# Directional derivatives in every direction for a convex function implies differentiability

Let $$f$$ be a convex function from $$\Bbb R^n$$ to $$\Bbb R$$ and $$x\in \mathbb R^n$$
Suppose $$f$$ has derivatives in every direction in $$x$$.
Prove that $$f$$ is differentiable at $$x$$.

I already proved that a convex function is continuous and locally-Lipschitz, but I don't see how this can help here.

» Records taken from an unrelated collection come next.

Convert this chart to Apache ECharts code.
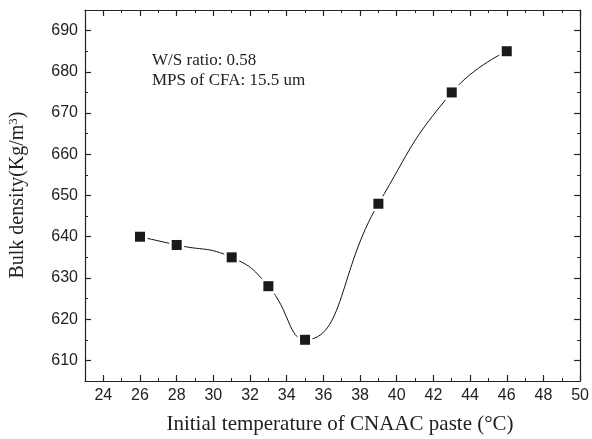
<!DOCTYPE html>
<html><head><meta charset="utf-8">
<script src="https://cdn.jsdelivr.net/npm/echarts@6/dist/echarts.min.js"></script>
<style>html,body{margin:0;padding:0;background:#fff}#c{width:592px;height:439px}</style>
</head><body><div id="c"></div>
<script>
const temps = [26, 28, 31, 33, 35, 39, 43, 46];
const density = [640, 638, 635, 628, 615, 648, 675, 685];
const xMajor = [24, 26, 28, 30, 32, 34, 36, 38, 40, 42, 44, 46, 48, 50];
const xMinor = [23, 25, 27, 29, 31, 33, 35, 37, 39, 41, 43, 45, 47, 49];
const yMajor = [610, 620, 630, 640, 650, 660, 670, 680, 690];
const yMinor = [605, 615, 625, 635, 645, 655, 665, 675, 685, 695];
const xRange = [23, 50];
const yRange = [605, 695];

const pts = temps.map((t, i) => [t, density[i]]);
const lineCol = '#222';
const sans = 'Liberation Sans';

function ax(pos, range, major, minor, labels) {
  const base = {
    type: 'value', position: pos, min: range[0], max: range[1],
    splitLine: { show: false }
  };
  return [
    Object.assign({}, base, {
      axisLine: { show: true, lineStyle: { color: lineCol, width: 1.2 } },
      axisTick: { show: true, inside: true, length: 6, customValues: major, lineStyle: { color: lineCol, width: 1.2 } },
      axisLabel: labels ? { show: true, customValues: major, color: '#222', fontFamily: sans, fontSize: 16, margin: 7 } : { show: false }
    }),
    Object.assign({}, base, {
      axisLine: { show: false },
      axisTick: { show: true, inside: true, length: 3, customValues: minor, lineStyle: { color: lineCol, width: 1 } },
      axisLabel: { show: false }
    })
  ];
}

const chart = echarts.init(document.getElementById('c'));
chart.setOption({
  animation: false,
  backgroundColor: '#fff',
  grid: { left: 85, right: 8, top: 10, bottom: 58, containLabel: false },
  xAxis: [].concat(ax('bottom', xRange, xMajor, xMinor, true), ax('top', xRange, xMajor, xMinor, false)),
  yAxis: [].concat(ax('left', yRange, yMajor, yMinor, true), ax('right', yRange, yMajor, yMinor, false)),
  graphic: [
    { type: 'text', x: 152, y: 61, style: { text: 'W/S ratio: 0.58', font: '17px "Liberation Serif"', fill: '#222', verticalAlign: 'middle' } },
    { type: 'text', x: 152, y: 81, style: { text: 'MPS of CFA: 15.5 um', font: '17px "Liberation Serif"', fill: '#222', verticalAlign: 'middle' } },
    { type: 'text', x: 340, y: 424, style: { text: 'Initial temperature of CNAAC paste (°C)', font: '21px "Liberation Serif"', fill: '#222', align: 'center', verticalAlign: 'middle' } },
    { type: 'text', x: 18, y: 195, rotation: Math.PI / 2,
      style: { text: '{n|Bulk density(Kg/m}{s|3}{n|)}', align: 'center', verticalAlign: 'middle',
        rich: { n: { font: '20px "Liberation Serif"', fill: '#222', color: '#222' },
                s: { font: '13px "Liberation Serif"', fill: '#222', color: '#222', verticalAlign: 'top', padding: [0,0,9,0] } } } }
  ],
  series: [
    { type: 'line', data: pts, smooth: 0.5, showSymbol: false, xAxisIndex: 0, yAxisIndex: 0,
      lineStyle: { color: '#111', width: 1 }, z: 2 },
    { type: 'scatter', data: pts, symbol: 'rect', symbolSize: 15, itemStyle: { color: '#fff', opacity: 1 }, z: 3, silent: true },
    { type: 'scatter', data: pts, symbol: 'rect', symbolSize: 10, itemStyle: { color: '#1a1a1a', opacity: 1 }, z: 4 }
  ]
});
</script></body></html>
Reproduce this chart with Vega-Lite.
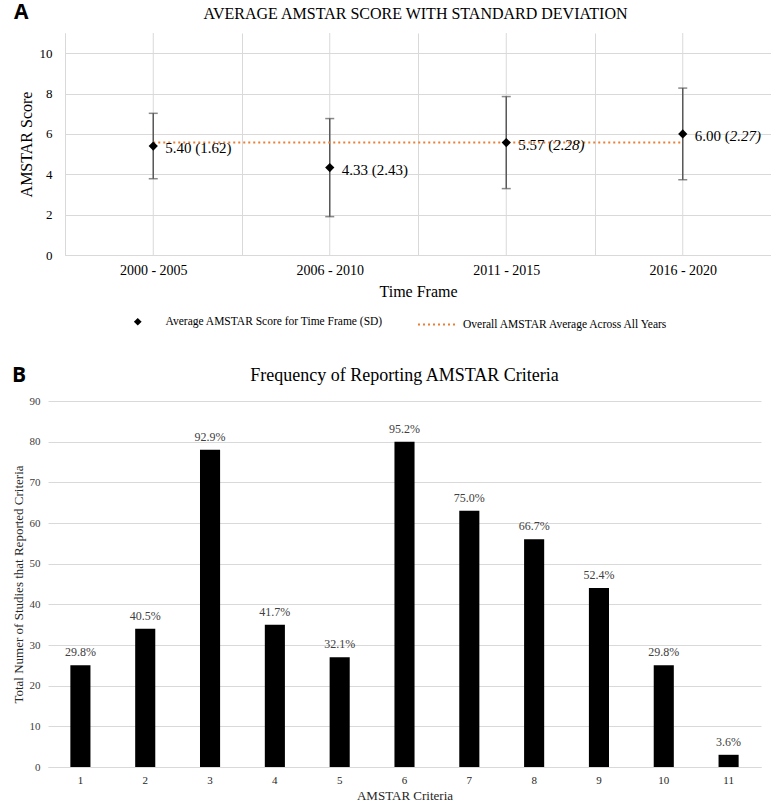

I know the statement is not true without the assumption that $$f$$ is convex, see for example this question: $f$ not differentiable at $(0,0)$ but all directional derivatives exist

Since the function is convex, I guess something can be done using subdifferentials.

• $f(x) = \| x \|$ is convex everywhere, but not differentiable at $x =0$. – Martin R Aug 23 '19 at 13:19
• @TonyK I know, but it is a part of statement, not of solution. – dead slug Aug 23 '19 at 13:20
• @MartinR: You are not the first to interpret the question that way! I have edited it to remove the ambiguity. – TonyK Aug 23 '19 at 13:21
• @TonyK: Changing “It is known” to “Suppose it is known” changes the meaning of the question significantly. I wouldn't do that without conformation from OP. – Martin R Aug 23 '19 at 13:21
• Now all OK. Don't edit anymore. – dead slug Aug 23 '19 at 13:23

Theorem 25.1 in Rockafellar's Convex Analysis states that if the subdifferential of $$f$$ at $$x$$ is a singleton, then $$f$$ is differentiable at $$x$$.
Let $$u,v\in \partial f(x)$$. Note that for any direction $$y$$, if $$\alpha >0$$ $$\langle y,u \rangle = \frac 1{\alpha} \langle y,\alpha u \rangle \leq \frac{f(x+\alpha y)-f(x)}{\alpha}$$ and if $$\alpha <0$$ $$\langle y,u \rangle = \frac 1{\alpha} \langle y,\alpha u \rangle \geq \frac{f(x+\alpha y)-f(x)}{\alpha}$$ Letting $$\alpha \to 0$$ yields $$\langle y,u \rangle = f'(x,y)$$.
Replacing $$u$$ with $$v$$, $$\langle y,v \rangle = f'(x,y) = \langle y,u \rangle$$. Hence $$\forall y\in \mathbb R^n, \langle y,u-v\rangle =0$$ and $$u-v=0$$. $$\partial f(x)$$ is thus a singleton.